## DO THIS
Search the material for "matplotlib" and show all lines that contain it.

## PROVIDED DATA

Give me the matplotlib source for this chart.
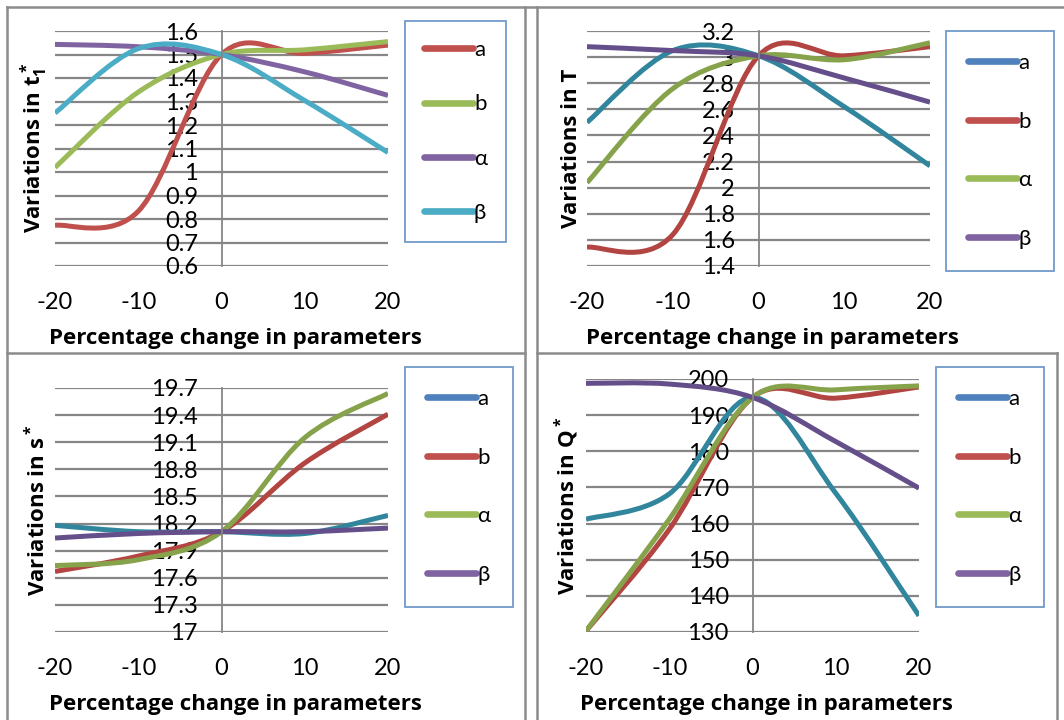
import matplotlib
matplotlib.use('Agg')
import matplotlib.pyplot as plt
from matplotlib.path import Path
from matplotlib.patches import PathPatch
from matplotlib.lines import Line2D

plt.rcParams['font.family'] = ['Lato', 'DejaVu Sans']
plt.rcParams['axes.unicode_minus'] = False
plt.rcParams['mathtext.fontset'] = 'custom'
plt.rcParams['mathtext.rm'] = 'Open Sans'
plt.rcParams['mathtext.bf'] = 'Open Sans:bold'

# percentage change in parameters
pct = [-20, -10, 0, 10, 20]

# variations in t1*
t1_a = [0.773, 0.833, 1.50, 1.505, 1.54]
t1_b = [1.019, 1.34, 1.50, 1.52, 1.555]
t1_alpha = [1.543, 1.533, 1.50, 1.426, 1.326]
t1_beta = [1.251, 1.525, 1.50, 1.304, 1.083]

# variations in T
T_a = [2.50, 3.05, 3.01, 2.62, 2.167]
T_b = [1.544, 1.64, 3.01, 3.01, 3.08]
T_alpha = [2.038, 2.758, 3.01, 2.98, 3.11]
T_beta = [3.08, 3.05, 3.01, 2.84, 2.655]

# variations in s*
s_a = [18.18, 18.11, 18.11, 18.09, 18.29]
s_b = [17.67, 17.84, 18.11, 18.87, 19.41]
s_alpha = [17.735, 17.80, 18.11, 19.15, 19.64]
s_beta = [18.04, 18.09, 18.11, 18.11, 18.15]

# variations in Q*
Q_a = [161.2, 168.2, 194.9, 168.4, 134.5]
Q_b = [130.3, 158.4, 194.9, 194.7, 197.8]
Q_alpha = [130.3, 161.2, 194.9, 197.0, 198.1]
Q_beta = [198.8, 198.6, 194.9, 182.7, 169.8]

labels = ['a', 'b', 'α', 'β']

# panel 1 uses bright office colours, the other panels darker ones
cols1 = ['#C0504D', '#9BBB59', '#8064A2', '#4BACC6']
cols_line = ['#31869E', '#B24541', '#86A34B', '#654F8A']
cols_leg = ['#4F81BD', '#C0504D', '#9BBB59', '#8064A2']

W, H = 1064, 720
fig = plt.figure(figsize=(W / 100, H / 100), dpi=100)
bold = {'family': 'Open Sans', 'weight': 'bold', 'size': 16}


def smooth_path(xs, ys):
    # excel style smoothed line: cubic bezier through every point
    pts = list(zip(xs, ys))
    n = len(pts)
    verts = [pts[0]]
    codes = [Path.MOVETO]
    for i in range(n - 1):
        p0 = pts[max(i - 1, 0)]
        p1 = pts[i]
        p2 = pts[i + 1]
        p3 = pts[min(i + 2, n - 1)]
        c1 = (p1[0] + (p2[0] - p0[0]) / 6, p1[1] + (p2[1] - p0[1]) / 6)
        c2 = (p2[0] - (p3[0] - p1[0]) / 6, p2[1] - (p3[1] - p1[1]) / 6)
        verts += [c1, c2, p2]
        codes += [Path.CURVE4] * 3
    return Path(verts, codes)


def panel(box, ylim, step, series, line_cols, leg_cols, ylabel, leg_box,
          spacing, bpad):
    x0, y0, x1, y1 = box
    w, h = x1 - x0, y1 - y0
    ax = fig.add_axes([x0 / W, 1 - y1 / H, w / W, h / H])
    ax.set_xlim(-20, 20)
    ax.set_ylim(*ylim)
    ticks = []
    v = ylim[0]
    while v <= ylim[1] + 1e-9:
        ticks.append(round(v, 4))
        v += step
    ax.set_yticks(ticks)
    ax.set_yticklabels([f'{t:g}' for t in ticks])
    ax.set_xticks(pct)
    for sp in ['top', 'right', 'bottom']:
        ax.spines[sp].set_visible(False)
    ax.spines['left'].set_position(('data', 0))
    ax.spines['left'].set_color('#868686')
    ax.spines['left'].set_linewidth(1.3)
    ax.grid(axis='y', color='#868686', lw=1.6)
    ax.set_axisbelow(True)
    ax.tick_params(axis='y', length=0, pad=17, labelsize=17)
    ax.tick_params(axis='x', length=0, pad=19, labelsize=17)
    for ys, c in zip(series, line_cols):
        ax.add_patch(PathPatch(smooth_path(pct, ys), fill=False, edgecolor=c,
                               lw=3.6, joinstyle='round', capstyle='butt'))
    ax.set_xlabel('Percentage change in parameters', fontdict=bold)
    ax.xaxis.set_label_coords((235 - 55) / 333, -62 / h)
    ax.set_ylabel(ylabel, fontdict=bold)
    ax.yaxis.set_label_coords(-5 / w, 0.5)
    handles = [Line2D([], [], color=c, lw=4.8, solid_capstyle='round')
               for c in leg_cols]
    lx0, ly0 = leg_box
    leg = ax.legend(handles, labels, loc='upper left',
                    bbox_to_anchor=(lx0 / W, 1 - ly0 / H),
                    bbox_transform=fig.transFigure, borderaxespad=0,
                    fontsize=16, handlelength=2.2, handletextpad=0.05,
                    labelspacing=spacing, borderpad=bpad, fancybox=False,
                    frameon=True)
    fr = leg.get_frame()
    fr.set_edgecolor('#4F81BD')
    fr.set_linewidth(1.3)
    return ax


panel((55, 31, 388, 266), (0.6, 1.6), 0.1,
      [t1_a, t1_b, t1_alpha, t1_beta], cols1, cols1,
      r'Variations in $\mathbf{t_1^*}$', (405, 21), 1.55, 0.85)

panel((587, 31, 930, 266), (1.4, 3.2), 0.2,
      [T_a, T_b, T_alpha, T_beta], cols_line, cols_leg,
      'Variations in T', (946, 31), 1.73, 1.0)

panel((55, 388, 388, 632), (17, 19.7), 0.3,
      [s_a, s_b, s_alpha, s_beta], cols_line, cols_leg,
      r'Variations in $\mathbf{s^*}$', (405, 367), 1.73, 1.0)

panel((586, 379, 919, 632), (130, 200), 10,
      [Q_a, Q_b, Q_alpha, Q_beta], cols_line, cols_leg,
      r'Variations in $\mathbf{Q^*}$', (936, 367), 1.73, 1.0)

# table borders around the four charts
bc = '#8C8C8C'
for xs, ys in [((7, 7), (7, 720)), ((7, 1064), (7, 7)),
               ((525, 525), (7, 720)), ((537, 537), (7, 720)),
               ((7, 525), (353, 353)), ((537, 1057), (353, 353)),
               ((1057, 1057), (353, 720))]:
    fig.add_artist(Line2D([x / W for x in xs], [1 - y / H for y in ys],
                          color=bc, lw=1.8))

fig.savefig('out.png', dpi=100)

## WORKED ANSWER
Give me the matplotlib source for this chart.
import matplotlib
matplotlib.use('Agg')
import matplotlib.pyplot as plt
from matplotlib.path import Path
from matplotlib.patches import PathPatch
from matplotlib.lines import Line2D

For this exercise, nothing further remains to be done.